Knight, who has been approached for comment, is believed to have had all the necessary paperwork and guarantees in place before signing for any purchases.
Tattersalls, meanwhile, is, to date, the only one of the four major auctioneers involved to break cover about non-payment for the yearlings, and it is still possible that the “buyer” – who has been named by the Racing Post as Saleh Al Homaizi, who had a share in the 2007 Derby winner, Authorized – has paid, or will eventually pay, for some or all of them.
Tatts, though, have the biggest sum outstanding by some way, as the biggest auction houses pay the breeders who sell their yearlings almost immediately, and then take their commission when the buyer settles up, normally within 28 days. Big players in the bloodstock game may also have significant sums lodged with Tatts, to show that they mean business, but if that was the case here, the buyer did not have anything like enough in the bank to cover all their high-ticket spree.

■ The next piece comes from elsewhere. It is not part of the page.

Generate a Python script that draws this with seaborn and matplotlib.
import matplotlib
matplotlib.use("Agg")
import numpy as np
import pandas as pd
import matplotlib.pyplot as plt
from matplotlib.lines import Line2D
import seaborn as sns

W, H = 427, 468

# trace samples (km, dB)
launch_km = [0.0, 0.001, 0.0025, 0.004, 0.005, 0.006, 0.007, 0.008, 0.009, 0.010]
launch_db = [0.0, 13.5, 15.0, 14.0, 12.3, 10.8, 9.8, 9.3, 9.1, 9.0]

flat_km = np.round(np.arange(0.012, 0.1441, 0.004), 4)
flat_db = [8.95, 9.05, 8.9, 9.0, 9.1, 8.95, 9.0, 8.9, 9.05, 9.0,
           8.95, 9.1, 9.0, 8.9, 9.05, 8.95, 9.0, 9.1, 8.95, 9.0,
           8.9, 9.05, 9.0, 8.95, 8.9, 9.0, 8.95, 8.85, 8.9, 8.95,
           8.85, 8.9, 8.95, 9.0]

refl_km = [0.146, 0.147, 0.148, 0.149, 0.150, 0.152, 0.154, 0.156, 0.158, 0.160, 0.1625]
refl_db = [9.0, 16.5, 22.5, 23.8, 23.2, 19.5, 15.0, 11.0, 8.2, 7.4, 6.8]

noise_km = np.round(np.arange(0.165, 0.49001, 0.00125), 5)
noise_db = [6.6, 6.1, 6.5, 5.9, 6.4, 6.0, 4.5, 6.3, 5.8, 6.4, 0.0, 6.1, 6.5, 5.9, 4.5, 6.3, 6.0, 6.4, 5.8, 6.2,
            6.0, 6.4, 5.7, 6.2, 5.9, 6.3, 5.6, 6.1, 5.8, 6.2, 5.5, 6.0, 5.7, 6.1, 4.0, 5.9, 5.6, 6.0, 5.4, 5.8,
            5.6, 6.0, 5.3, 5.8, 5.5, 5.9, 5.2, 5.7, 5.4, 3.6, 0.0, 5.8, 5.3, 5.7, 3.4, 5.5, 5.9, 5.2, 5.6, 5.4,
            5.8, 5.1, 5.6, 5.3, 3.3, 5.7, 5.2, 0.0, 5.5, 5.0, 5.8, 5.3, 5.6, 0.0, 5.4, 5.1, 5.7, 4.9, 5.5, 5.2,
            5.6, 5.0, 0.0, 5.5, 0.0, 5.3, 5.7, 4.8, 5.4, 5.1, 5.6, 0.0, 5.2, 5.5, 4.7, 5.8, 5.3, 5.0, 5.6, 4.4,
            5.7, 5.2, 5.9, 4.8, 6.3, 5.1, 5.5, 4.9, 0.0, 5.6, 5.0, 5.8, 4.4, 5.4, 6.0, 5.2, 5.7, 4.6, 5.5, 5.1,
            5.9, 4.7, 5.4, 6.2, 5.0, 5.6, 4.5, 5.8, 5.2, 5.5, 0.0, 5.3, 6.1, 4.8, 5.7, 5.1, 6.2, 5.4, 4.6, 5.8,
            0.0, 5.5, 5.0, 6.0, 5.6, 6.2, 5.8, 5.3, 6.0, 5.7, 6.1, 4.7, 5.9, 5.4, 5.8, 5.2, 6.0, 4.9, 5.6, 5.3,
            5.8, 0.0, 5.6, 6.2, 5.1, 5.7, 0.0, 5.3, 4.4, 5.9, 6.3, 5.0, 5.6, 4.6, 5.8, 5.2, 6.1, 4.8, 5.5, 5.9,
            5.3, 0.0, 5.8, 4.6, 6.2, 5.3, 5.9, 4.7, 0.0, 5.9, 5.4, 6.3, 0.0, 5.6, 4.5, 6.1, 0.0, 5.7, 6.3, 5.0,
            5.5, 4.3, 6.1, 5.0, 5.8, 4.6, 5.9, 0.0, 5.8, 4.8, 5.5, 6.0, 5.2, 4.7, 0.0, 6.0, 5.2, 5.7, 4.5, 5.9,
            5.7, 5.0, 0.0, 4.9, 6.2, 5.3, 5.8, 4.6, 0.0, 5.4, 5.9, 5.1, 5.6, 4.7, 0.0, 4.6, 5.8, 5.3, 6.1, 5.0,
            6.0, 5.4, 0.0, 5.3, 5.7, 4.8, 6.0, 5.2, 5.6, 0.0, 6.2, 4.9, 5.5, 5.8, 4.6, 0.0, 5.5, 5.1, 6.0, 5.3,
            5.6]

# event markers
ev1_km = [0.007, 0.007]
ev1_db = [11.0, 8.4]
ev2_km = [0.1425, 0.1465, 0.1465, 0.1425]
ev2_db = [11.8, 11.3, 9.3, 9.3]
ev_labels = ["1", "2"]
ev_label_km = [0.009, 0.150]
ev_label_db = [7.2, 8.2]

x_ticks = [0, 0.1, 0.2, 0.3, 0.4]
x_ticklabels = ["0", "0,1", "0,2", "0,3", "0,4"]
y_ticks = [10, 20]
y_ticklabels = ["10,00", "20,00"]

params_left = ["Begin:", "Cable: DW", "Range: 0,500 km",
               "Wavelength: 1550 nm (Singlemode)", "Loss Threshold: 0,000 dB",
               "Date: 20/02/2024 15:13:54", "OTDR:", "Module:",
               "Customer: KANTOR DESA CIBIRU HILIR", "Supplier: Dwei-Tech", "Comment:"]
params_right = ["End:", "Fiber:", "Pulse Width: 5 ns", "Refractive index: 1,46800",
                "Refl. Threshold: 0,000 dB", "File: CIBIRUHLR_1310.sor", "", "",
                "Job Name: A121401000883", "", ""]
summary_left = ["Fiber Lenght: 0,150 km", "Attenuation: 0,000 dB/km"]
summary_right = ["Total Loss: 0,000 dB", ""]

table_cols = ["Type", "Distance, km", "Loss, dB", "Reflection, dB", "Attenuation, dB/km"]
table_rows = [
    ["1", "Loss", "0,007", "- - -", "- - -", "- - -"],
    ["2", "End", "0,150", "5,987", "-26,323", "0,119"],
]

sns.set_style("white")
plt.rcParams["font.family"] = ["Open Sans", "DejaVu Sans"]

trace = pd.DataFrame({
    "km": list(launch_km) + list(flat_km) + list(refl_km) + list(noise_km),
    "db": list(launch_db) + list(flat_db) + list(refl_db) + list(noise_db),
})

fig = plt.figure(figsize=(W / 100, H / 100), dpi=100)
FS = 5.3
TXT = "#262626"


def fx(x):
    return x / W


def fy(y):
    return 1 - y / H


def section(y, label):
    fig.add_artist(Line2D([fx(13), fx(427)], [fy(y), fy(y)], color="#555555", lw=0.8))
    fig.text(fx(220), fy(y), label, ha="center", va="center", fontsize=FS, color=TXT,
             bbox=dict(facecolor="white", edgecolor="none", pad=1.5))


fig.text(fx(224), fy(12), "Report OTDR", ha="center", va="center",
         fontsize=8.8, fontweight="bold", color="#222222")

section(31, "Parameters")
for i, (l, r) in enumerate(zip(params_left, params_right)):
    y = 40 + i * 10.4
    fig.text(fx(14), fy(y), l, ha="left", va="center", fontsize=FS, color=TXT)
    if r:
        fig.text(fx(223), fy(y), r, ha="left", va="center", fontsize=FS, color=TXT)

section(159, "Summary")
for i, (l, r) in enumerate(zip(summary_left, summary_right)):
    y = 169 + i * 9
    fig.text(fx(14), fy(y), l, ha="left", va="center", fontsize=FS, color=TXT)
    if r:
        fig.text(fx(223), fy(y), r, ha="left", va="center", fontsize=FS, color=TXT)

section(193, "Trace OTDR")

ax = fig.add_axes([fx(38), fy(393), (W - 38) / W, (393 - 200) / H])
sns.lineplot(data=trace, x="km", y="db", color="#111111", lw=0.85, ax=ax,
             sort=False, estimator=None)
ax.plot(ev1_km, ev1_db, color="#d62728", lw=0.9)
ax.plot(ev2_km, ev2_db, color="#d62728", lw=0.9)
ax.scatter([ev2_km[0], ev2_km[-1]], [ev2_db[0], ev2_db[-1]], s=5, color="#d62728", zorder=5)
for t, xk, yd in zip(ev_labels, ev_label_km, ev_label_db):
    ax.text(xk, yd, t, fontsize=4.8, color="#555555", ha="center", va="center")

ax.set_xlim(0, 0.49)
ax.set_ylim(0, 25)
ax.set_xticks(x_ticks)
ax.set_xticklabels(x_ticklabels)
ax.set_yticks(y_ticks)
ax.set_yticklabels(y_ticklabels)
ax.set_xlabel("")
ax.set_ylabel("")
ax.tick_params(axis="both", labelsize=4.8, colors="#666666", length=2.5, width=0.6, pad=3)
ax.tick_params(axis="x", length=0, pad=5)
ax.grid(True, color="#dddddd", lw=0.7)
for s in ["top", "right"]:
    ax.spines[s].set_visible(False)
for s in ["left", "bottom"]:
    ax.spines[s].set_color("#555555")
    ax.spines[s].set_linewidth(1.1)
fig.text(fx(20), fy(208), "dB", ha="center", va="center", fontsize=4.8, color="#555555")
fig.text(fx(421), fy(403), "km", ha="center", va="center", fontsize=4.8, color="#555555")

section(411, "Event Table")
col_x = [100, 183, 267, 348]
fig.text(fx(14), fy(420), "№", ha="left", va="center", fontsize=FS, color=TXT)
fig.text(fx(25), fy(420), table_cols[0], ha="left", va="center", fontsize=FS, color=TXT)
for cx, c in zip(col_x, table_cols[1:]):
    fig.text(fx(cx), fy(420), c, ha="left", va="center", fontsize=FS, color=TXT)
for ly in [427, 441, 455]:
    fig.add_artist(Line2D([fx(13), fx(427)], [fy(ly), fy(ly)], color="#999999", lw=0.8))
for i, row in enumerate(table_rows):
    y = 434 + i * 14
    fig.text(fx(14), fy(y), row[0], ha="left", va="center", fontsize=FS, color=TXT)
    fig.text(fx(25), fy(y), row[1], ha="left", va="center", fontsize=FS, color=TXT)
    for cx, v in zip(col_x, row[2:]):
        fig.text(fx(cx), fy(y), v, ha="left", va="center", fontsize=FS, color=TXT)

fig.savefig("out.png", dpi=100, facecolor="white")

Tattersalls emailed all clients who had bought yearlings at the Book 1 or Book 2 sale last year on Friday evening, to alert them to the possibility that the 17 horses signed for by Knight could soon be reoffered. As someone clicked “send”, the firm will have been well aware that it would take between 30 seconds and a minute for the story to leak onto social media.
That may, in turn, persuade the “buyer” that the time to settle up has arrived. If it does not, however, the how, when and where of the reselling process, for yearlings that are now two-year-olds, will be a fascinating departure from the norm for a business that tends to stick rigidly to its cycles and seasons.

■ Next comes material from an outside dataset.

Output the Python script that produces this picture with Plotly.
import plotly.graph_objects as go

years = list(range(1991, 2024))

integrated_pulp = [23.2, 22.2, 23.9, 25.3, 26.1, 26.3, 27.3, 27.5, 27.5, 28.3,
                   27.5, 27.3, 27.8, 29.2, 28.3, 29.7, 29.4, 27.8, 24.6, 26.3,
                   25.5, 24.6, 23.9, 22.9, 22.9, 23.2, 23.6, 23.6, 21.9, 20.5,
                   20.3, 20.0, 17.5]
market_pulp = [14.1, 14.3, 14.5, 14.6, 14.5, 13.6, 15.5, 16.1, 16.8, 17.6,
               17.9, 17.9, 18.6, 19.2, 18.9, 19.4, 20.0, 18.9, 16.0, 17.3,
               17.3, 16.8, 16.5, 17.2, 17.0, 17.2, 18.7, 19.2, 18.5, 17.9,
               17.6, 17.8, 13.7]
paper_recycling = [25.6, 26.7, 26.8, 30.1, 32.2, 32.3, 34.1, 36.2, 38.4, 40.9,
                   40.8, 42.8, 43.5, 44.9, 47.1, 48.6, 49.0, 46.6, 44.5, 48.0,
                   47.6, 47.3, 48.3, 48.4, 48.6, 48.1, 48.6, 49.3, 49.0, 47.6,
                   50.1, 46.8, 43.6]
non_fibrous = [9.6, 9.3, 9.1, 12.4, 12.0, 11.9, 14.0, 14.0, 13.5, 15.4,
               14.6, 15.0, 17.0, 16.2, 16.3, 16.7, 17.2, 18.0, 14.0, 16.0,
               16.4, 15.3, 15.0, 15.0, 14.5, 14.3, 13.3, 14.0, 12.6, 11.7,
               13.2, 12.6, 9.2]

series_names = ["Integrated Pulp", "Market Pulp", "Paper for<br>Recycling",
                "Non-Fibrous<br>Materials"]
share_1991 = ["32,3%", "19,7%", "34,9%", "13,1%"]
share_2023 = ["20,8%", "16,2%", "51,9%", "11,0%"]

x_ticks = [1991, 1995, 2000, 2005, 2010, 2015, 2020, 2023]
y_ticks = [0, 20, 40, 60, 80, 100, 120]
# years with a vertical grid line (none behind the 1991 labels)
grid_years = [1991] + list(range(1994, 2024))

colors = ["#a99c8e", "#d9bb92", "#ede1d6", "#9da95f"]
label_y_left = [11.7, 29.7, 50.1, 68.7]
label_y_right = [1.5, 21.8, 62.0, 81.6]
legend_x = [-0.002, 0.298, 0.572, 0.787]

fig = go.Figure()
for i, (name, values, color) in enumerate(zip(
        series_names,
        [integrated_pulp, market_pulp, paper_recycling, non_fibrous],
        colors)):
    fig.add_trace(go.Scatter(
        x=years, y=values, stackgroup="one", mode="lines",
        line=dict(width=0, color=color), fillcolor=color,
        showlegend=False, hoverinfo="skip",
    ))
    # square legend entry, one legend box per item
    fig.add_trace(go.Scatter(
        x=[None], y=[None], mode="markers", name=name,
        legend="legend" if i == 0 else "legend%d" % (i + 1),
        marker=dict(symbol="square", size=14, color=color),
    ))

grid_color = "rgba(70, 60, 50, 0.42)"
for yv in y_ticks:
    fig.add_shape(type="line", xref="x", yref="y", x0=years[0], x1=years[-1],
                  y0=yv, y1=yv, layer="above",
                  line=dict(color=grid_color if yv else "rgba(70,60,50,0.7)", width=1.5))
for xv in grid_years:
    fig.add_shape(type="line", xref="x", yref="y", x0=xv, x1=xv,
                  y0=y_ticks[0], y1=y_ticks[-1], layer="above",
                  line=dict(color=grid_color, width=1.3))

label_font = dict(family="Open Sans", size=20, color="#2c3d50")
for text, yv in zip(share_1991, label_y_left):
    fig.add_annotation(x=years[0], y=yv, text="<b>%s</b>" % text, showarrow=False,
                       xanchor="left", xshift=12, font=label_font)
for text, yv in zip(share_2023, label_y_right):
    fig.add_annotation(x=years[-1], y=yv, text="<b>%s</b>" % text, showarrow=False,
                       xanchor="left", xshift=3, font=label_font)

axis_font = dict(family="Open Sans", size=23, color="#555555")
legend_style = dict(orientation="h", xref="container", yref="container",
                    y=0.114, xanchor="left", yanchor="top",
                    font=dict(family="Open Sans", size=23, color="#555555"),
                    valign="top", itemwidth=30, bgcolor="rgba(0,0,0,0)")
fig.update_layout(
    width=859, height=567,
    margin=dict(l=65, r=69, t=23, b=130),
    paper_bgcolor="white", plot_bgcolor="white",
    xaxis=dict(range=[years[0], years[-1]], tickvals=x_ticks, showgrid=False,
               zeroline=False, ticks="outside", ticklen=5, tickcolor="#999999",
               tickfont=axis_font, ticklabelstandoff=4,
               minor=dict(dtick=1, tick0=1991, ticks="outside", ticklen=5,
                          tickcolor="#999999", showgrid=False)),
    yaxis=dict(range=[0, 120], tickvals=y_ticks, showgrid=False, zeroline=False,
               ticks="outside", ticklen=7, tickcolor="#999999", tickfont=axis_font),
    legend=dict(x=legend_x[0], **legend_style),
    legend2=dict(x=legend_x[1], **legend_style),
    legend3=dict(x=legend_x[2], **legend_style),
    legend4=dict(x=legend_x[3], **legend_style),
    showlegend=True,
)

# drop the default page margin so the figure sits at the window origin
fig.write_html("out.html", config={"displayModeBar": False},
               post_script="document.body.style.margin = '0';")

Breeze-Up sales, which give buyers the opportunity to watch pre-trained two-year-olds in fast work on the gallops before deciding whether to put in a bid, are a popular source of (almost) ready-to-race juveniles every spring. The Craven Breeze-Up at Tatts in mid-April is the most prestigious of its type and will lure plenty of Flat racing’s heavy-hitters to town.
The most choicely bred colts and fillies in every generation, however, are generally sold the previous autumn, on looks and pedigree alone and very much before they have been asked to publicly put one hoof in front of the others at high speed.

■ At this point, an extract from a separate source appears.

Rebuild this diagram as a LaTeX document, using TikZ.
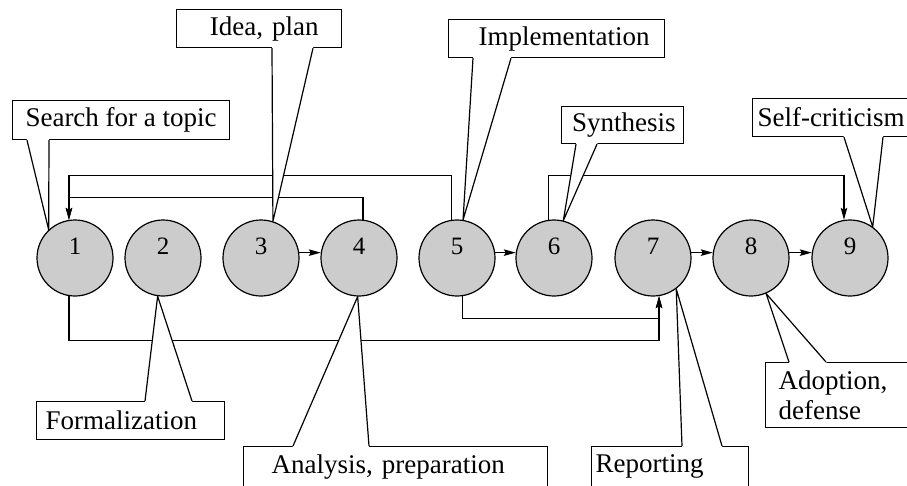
\documentclass[tikz,border=0pt]{standalone}
\usepackage{fontspec}
\setmainfont{Liberation Serif}
\usetikzlibrary{calc,arrows.meta}
\tikzstyle{stage}=[circle,draw,fill=gray!40,line width=1.2pt,minimum size=76pt,inner sep=0pt,text height=17pt,text depth=25pt,font=\fontsize{25}{28}\selectfont]
\tikzstyle{callbox}=[draw,fill=white,line width=1.2pt,anchor=north west,inner ysep=0pt,font=\fontsize{27}{30}\selectfont]
\tikzstyle{link}=[line width=1.2pt,-{Stealth[length=12pt,width=6.5pt,inset=2pt]}]
\tikzstyle{wire}=[line width=1.2pt,line join=round]
\newcommand{\drawcallout}[4]{
% #1 edge of the box, #2 #3 where the two legs leave it, #4 point on the stage
\coordinate (legA) at ($(#1)+(#2,0)$);
\coordinate (legB) at ($(#1)+(#3,0)$);
\fill[white] ($(legA)!-2pt!(#4)$) -- (#4) -- ($(legB)!-2pt!(#4)$) -- cycle;
\draw[wire] (legA) -- (#4) -- (legB);
}

\begin{document}
\begin{tikzpicture}[x=1pt,y=-1pt] % pixel units, y downwards
\useasboundingbox (0,0) rectangle (907,485);
\foreach \n/\x in {1/75,2/163,3/261,4/359,5/457,6/554,7/653,8/751,9/850}
  \node[stage] (c\n) at (\x,258) {\n};

\draw[link] (c3.8) -- (c4.172);
\draw[link] (c5.8) -- (c6.172);
\draw[link] (c7.8) -- (c8.172);
\draw[link] (c8.8) -- (c9.172);
% returns above the row
\draw[link] (c4.84) -- ++(0,-22) -| (c1.99);
\draw[link] (c5.98) -- ++(0,-44) -| (c1.99);
\draw[link] (c6.98) -- ++(0,-44) -| (c9.99);
% jumps below the row
\draw[link] (c1.-99) -- ++(0,44) -| (c7.-81);
\draw[link] (c5.-82) -- ++(0,22) -| (c7.-81);

\node[callbox,minimum height=39pt,minimum width=217pt,inner xsep=0pt] (search) at (12,100) {Search for a topic};
\node[callbox,minimum height=38pt,text width=119pt,inner xsep=23pt,align=right] (idea) at (176,9) {Idea, plan};
\node[callbox,minimum height=38pt,text width=186pt,inner xsep=15pt,align=right] (impl) at (448,19) {Implementation};
\node[callbox,minimum height=37pt,text width=106pt,inner xsep=8pt,align=right] (synth) at (561,106) {Synthesis};
\node[callbox,minimum height=38pt,text width=160pt,inner xsep=5pt,align=left] (selfcrit) at (752,98) {Self-criticism};
\node[callbox,minimum height=38pt,text width=170pt,inner xsep=9pt,align=left] (formal) at (36,401) {Formalization};
\node[callbox,minimum height=40pt,text width=248pt,inner xsep=28pt,align=left] (analysis) at (243,446) {Analysis, preparation};
\node[callbox,minimum height=40pt,text width=149pt,inner xsep=4pt,align=left] (report) at (591,446) {Reporting};
\node[callbox,minimum height=65pt,text width=124pt,inner xsep=13pt,align=left] (adopt) at (765,362) {Adoption,\\defense};

\drawcallout{search.south west}{15}{37}{c1.133}
\drawcallout{idea.south west}{96}{137}{c3.72}
\drawcallout{impl.south west}{25}{63}{c5.81}
\drawcallout{synth.south west}{15}{36}{c6.76}
\drawcallout{selfcrit.south west}{92}{131}{c9.54}
\drawcallout{formal.north west}{109}{156}{c2.-98}
\drawcallout{analysis.north west}{50}{126}{c4.-92}
\drawcallout{report.north west}{91}{131}{c7.-53}
\drawcallout{adopt.north west}{24}{61}{c8.-67}
\end{tikzpicture}
\end{document}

The 17 individuals that Tattersalls currently has on its hands include a Frankel colt with several Group One winners on the distaff side of his pedigree, who was initially knocked down for 2m guineas (£2.05m), and a filly by Lope De Vega who was “sold” for 1.8m guineas (£1.89m). These are simply not the types that generally appear even at the Craven Breeze-Up, where the median price in 2022 was 90,000 guineas (£94,500) and just one of the 114 lots sold went for more than half a million.
Waiting until the Breeze-Up would also keep the 17 horses on Tattersalls’ books for another three months, and raise the interesting issue of whether they would risk breezes in an attempt to maximise the price. Alternatively, they could decide to draw a line and move on by selling as soon as possible.
However, the whole sorry saga plays out – and there is no news as yet, remember, of the stock that Knight signed for elsewhere – the only certainty is that “regrettable” will be far too short a word for all concerned.